Sukses

HEADLINE: Dugaan Manuver JK Sandingkan Anies dengan Jokowi, Mungkinkah?

Dalam beberapa kesempatan, JK terlihat bersama dengan Anies Baswedan. Sejumlah orang menduga, itu adalah manuvernya untuk menduetkan Jokowi-Anies, mungkinkah?

Liputan6.com, Jakarta - Ada pemandangan berbeda dalam aktivitas Wakil Presiden Jusuf Kalla belakangan ini. Dalam beberapa kesempatan, pria yang akrab disapa JK itu kerap bertemu Gubernur DKI Jakarta Anies Baswedan.

Tak hanya bertemu, Anies Baswedan juga bahkan terlihat bersama JK mengendarai mobil dinas berpelat RI 2, dalam menuju berbagai acara. Momen itu setidaknya sudah tiga kali terekam dalam sepekan terakhir.

Yang paling hangat, keduanya terlihat semobil saat menghadiri acara halalbihalal di kantor PP Muhammadiyah, Jakarta Pusat, Rabu 4 Juli 2018.

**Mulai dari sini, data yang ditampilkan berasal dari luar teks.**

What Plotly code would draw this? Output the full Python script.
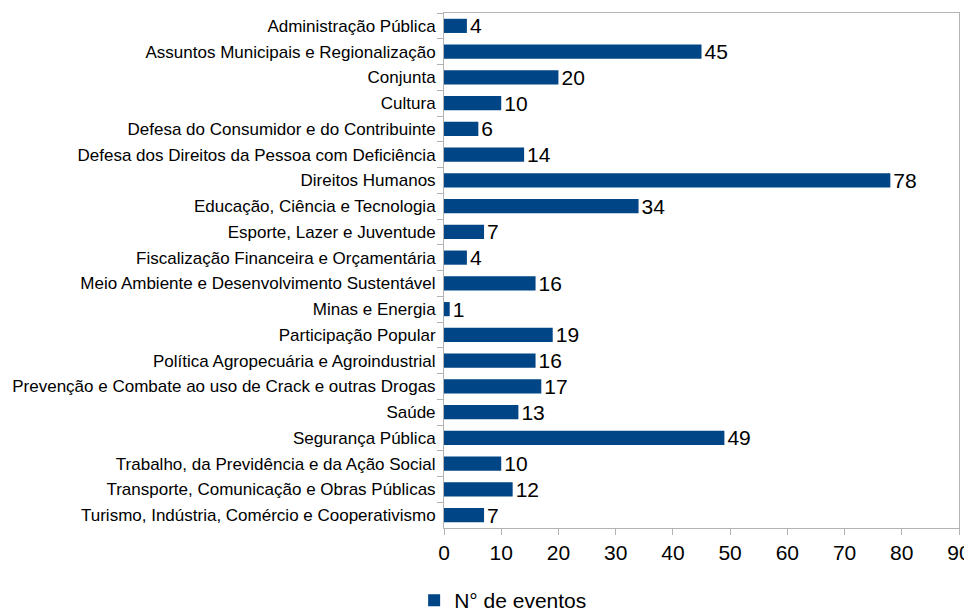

Manuver JK itu memunculkan ragam tafsiran. Ada yang mengganggap momen itu memuat pesan kuat politis jelang Pilpres 2019 mendatang. Namun ada pula yang menilai, kedekatan JK dengan Anies adalah hal biasa.

"Secara politik Pilkada Jakarta justru sebagai bukti kedekatan tersebut. Jadi bagi kami itu lumrah saja," kata Ketua DPP Partai Demokrat Ferdinand Hutahaean kepada Liputan6.com di Jakarta, Kamis 5 Juli 2018.

Namun begitu, ia mencium ada arah politik dari keduanya. JK disebut ingin mempromosikan sosok Mantan Menteri Pendidikan dan Kebudayaan jelang Pilpres 2019. Bahkan dia menilai, JK layak disebut sebagai king maker.

"Mungkin saja arah politiknya ke depan, Pak JK ingin endorse Anies untuk maju di Pilpres nanti. Kami melihat gestur itu ada," ucap Ferdinand.

Dugaan yang lebih mengerucut diembuskan Politikus PKS Nasir Djamil. Ia menilai kemesraan JK dengan Anies sebagai wahana lobi dalam Pilpres 2019. Nasir bahkan menduga, Jokowi akan 'meminang' Anies dalam laga 2019 mendatang.

Infografis Manuver Jusuf Kalla

"Jokowi minta sama JK untuk dapat melobi Anies untuk bersama dia nanti di Pilpres. Kan bisa jadi seperti itu," demikian dugaan Nasir yang diungkapkan di gedung DPR, Senayan, Jakarta, Rabu 4 Juli 2018.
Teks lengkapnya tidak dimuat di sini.